* SHORT TASK:
The listing below begins with the first line you should copy; stop after the line containing "1.80, 1.60, 1.60, 1.38, 1.38, 0.97, 1.20, 0.68, 0.68, 0.00]", and drop every picture.

* STORED DATA:
Begin

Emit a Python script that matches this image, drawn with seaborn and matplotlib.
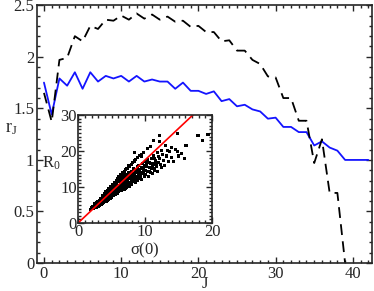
import numpy as np
import pandas as pd
import seaborn as sns
import matplotlib.pyplot as plt
from matplotlib.ticker import MultipleLocator

# main curves r_J vs J
J = list(range(43))
r_blue = [1.75, 1.44, 1.79, 1.72, 1.85, 1.69, 1.85, 1.76, 1.815, 1.79,
          1.815, 1.76, 1.815, 1.76, 1.78, 1.76, 1.76, 1.69, 1.75, 1.67,
          1.67, 1.64, 1.665, 1.57, 1.59, 1.52, 1.535, 1.49, 1.47, 1.40,
          1.41, 1.32, 1.32, 1.27, 1.27, 1.14, 1.18, 1.12, 1.09, 1.00,
          1.00, 1.00, 1.00]
J_dash = list(range(40))
r_dash = [1.65, 1.37, 1.97, 1.99, 2.20, 2.15, 2.30, 2.27, 2.36, 2.35,
          2.40, 2.36, 2.42, 2.37, 2.41, 2.36, 2.39, 2.34, 2.35, 2.29,
          2.30, 2.24, 2.24, 2.15, 2.16, 2.06, 2.06, 1.97, 1.93, 1.81,
          1.80, 1.60, 1.60, 1.38, 1.38, 0.97, 1.20, 0.68, 0.68, 0.00]

# inset scatter, R0 vs sigma(0)
sigma0 = [1.9, 2.0, 2.1, 2.2, 2.3, 2.4, 2.5, 2.5, 2.6, 2.7, 2.8, 2.8, 2.9, 3.0, 3.0,
          3.1, 3.2, 3.2, 3.3, 3.4, 3.4, 3.5, 3.5, 3.6, 3.7, 3.7, 3.8, 3.8, 3.9, 4.0,
          4.0, 4.0, 4.1, 4.2, 4.2, 4.3, 4.3, 4.4, 4.4, 4.5, 4.5, 4.6, 4.6, 4.7, 4.7,
          4.8, 4.8, 4.9, 4.9, 5.0, 5.0, 5.0, 5.1, 5.1, 5.2, 5.2, 5.3, 5.3, 5.4, 5.4,
          5.5, 5.5, 5.6, 5.6, 5.7, 5.7, 5.8, 5.8, 5.9, 6.0, 6.0, 6.0, 6.1, 6.2, 6.2,
          6.3, 6.3, 6.4, 6.5, 6.5, 6.6, 6.6, 6.7, 6.8, 6.8, 6.9, 7.0, 7.0, 7.0, 7.1,
          7.2, 7.2, 7.3, 7.4, 7.4, 7.5, 7.5, 7.6, 7.7, 7.8, 7.8, 7.9, 8.0, 8.0, 8.1,
          8.2, 8.2, 8.3, 8.4, 8.5, 8.5, 8.6, 8.7, 8.8, 8.9, 9.0, 9.0, 9.1, 9.2, 9.3,
          9.4, 9.5, 9.6, 9.7, 9.8, 9.9, 10.0, 10.0, 10.1, 10.2, 10.3, 10.4, 10.5, 10.6, 10.7,
          10.8, 10.9, 11.0, 11.1, 11.2, 11.3, 11.4, 11.5, 11.7, 11.8, 11.9, 12.0, 12.2, 12.4, 12.5,
          12.7, 12.9, 13.2, 13.5, 13.7, 14.0, 14.2, 14.5, 14.8, 15.0, 15.45, 15.9, 16.1, 8.4, 9.5,
          11.2, 12.1, 12.2, 13.0, 14.8, 17.9, 18.6, 19.4, 14.2, 14.8, 2.4, 2.9, 3.3, 3.6, 3.9,
          4.1, 4.4, 4.6, 4.9, 5.2, 5.4, 5.7, 5.9, 6.1, 6.4, 6.7, 6.9, 7.1, 7.3, 7.6,
          7.9, 8.1, 8.4, 8.6, 8.9, 9.2, 9.5, 9.8, 10.3, 10.8, 3.1, 3.5, 4.2, 4.8, 5.3,
          5.9, 6.4, 7.0, 7.7, 8.3, 9.1, 9.9, 10.6, 11.4, 12.3,
          2.65, 3.05, 3.45, 3.85, 4.25, 4.65, 5.05, 5.45, 5.85, 6.25, 6.65, 7.05, 7.45, 7.85, 8.25,
          8.65, 9.05, 9.45, 9.85, 10.45, 2.85, 3.25, 3.65, 4.05, 4.45, 4.85, 5.25, 5.65, 6.05, 6.45,
          6.85, 7.25, 7.65, 8.05, 8.45, 8.85, 9.25, 9.65, 10.05, 11.05, 3.55, 4.15, 4.75, 5.35, 5.95,
          6.55, 7.15, 7.75, 8.35, 8.95, 9.55, 10.15, 10.75, 11.35, 11.95, 12.6, 13.3, 13.9, 10.9, 11.6]
R0 = [3.8, 4.2, 3.9, 4.5, 4.1, 4.8, 4.3, 5.0, 4.6, 5.2, 4.4, 5.6, 5.0, 4.7, 5.8,
      5.3, 6.1, 4.9, 5.6, 6.4, 5.1, 5.9, 6.8, 5.4, 6.3, 7.1, 5.8, 6.7, 7.4, 6.0,
      6.9, 7.8, 6.5, 7.3, 8.1, 6.2, 7.0, 7.7, 8.5, 6.6, 7.4, 8.2, 9.0, 7.0, 7.9,
      8.7, 6.9, 9.3, 7.6, 8.3, 9.0, 7.1, 8.0, 9.7, 7.5, 8.8, 10.1, 8.2, 7.8, 9.4,
      8.6, 10.4, 9.0, 7.9, 9.9, 11.0, 8.4, 10.5, 9.3, 11.4, 8.7, 10.0, 9.6, 11.8, 8.9,
      10.8, 9.3, 12.2, 10.2, 9.1, 11.4, 12.7, 9.8, 10.9, 12.0, 9.4, 11.5, 13.1, 10.3, 12.4,
      9.9, 11.0, 13.5, 10.6, 12.0, 11.3, 14.0, 10.2, 12.7, 11.0, 13.6, 11.8, 14.4, 10.8, 12.5,
      13.2, 11.4, 15.0, 12.0, 13.9, 11.2, 14.8, 12.6, 15.6, 11.9, 13.4, 16.0, 12.3, 14.6, 13.0,
      15.4, 12.1, 16.5, 13.7, 14.9, 12.8, 17.0, 15.8, 13.4, 16.2, 14.2, 17.6, 13.0, 15.5, 16.8,
      14.0, 18.0, 15.2, 13.8, 16.6, 18.6, 14.6, 17.2, 15.8, 19.5, 14.2, 16.8, 18.0, 15.3, 20.2,
      17.4, 16.0, 18.6, 17.0, 19.8, 18.2, 17.0, 20.3, 19.8, 18.6, 19.4, 17.8, 21.5, 19.5, 18.5,
      23.0, 24.2, 22.6, 21.5, 24.9, 24.4, 23.0, 24.6, 17.0, 19.8, 5.3, 6.0, 6.9, 7.5, 8.2,
      8.6, 9.1, 9.6, 10.2, 10.7, 11.3, 11.8, 12.3, 12.8, 13.3, 13.9, 14.4, 14.8, 15.2, 15.8,
      16.3, 16.7, 17.2, 17.6, 18.1, 18.7, 19.1, 19.6, 20.6, 21.3, 4.6, 5.2, 6.1, 6.8, 7.5,
      8.2, 9.0, 9.7, 10.6, 11.4, 12.4, 13.4, 14.3, 15.2, 16.3,
      4.9, 5.5, 6.2, 6.6, 7.4, 7.8, 8.6, 9.2, 9.8, 10.5, 11.1, 11.6, 12.3, 12.9, 13.7,
      14.1, 14.9, 15.3, 16.0, 16.9, 4.5, 5.1, 5.6, 6.3, 6.8, 7.3, 7.9, 8.4, 9.1, 9.6,
      10.1, 10.8, 11.2, 11.9, 12.3, 13.0, 13.6, 13.9, 14.6, 16.1, 6.2, 7.2, 8.0, 8.9, 10.1,
      10.7, 11.8, 12.6, 13.5, 14.3, 15.0, 15.6, 16.4, 17.9, 18.4, 19.0, 20.0, 20.9, 15.0, 16.2]
fit_x = [0, 20]
fit_slope = 1.75

sns.set_style("ticks")
plt.rcParams['font.family'] = ['Liberation Serif', 'DejaVu Serif']
plt.rcParams['font.serif'] = ['Liberation Serif', 'DejaVu Serif']
plt.rcParams['mathtext.fontset'] = 'stix'

fig = plt.figure(figsize=(3.74, 2.91), dpi=100)
ax = fig.add_axes([0.099, 0.096, 0.896, 0.886])

df_blue = pd.DataFrame({'J': J, 'r': r_blue})
df_dash = pd.DataFrame({'J': J_dash, 'r': r_dash})
sns.lineplot(data=df_blue, x='J', y='r', ax=ax, color='#1414ff', lw=1.3)
sns.lineplot(data=df_dash, x='J', y='r', ax=ax, color='black', lw=1.3,
             dashes=False, linestyle=(0, (6, 3.5)))

ax.set_xlim(-0.9, 42.5)
ax.set_ylim(0, 2.5)
ax.xaxis.set_major_locator(MultipleLocator(10))
ax.xaxis.set_minor_locator(MultipleLocator(1))
ax.yaxis.set_minor_locator(MultipleLocator(0.1))
ax.set_yticks([0, 0.5, 1, 1.5, 2, 2.5])
ax.set_yticklabels(['0', '0.5', '1', '1.5', '2', '2.5'])
ax.tick_params(which='both', direction='in', top=True, right=True, labelsize=12, pad=2)
ax.tick_params(which='major', length=4, width=1)
ax.tick_params(which='minor', length=2, width=1)
for s in ax.spines.values():
    s.set_linewidth(1.2)
ax.set_xlabel('J', fontsize=12)
ax.xaxis.set_label_coords(0.5, -0.052)
ax.set_ylabel(r'r$_\mathregular{J}$', fontsize=13, rotation=0)
ax.yaxis.set_label_coords(-0.075, 0.49)

# inset
axin = fig.add_axes([0.209, 0.234, 0.358, 0.371])
sns.scatterplot(x=sigma0, y=R0, ax=axin, color='black', s=5, marker='s',
                edgecolor='none', linewidth=0)
fit_y = [fit_slope * v for v in fit_x]
sns.lineplot(x=fit_x, y=fit_y, ax=axin, color='red', lw=1.2)
axin.set_xlim(0, 20)
axin.set_ylim(0, 30)
axin.xaxis.set_major_locator(MultipleLocator(10))
axin.xaxis.set_minor_locator(MultipleLocator(1))
axin.yaxis.set_major_locator(MultipleLocator(10))
axin.yaxis.set_minor_locator(MultipleLocator(1))
axin.tick_params(which='both', direction='in', top=True, right=True, labelsize=12, pad=1)
axin.tick_params(which='major', length=4, width=1)
axin.tick_params(which='minor', length=2, width=1)
for s in axin.spines.values():
    s.set_linewidth(1.2)
axin.set_xlabel(r'$\mathregular{\sigma}$(0)', fontsize=12, labelpad=0)
axin.set_ylabel(r'R$_\mathregular{0}$', fontsize=12, rotation=0)
axin.yaxis.set_label_coords(-0.2, 0.47)

fig.savefig('out.png', dpi=100)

End

* RESULT:
Emit a Python script that matches this image, drawn with seaborn and matplotlib.
import numpy as np
import pandas as pd
import seaborn as sns
import matplotlib.pyplot as plt
from matplotlib.ticker import MultipleLocator

# main curves r_J vs J
J = list(range(43))
r_blue = [1.75, 1.44, 1.79, 1.72, 1.85, 1.69, 1.85, 1.76, 1.815, 1.79,
          1.815, 1.76, 1.815, 1.76, 1.78, 1.76, 1.76, 1.69, 1.75, 1.67,
          1.67, 1.64, 1.665, 1.57, 1.59, 1.52, 1.535, 1.49, 1.47, 1.40,
          1.41, 1.32, 1.32, 1.27, 1.27, 1.14, 1.18, 1.12, 1.09, 1.00,
          1.00, 1.00, 1.00]
J_dash = list(range(40))
r_dash = [1.65, 1.37, 1.97, 1.99, 2.20, 2.15, 2.30, 2.27, 2.36, 2.35,
          2.40, 2.36, 2.42, 2.37, 2.41, 2.36, 2.39, 2.34, 2.35, 2.29,
          2.30, 2.24, 2.24, 2.15, 2.16, 2.06, 2.06, 1.97, 1.93, 1.81,
          1.80, 1.60, 1.60, 1.38, 1.38, 0.97, 1.20, 0.68, 0.68, 0.00]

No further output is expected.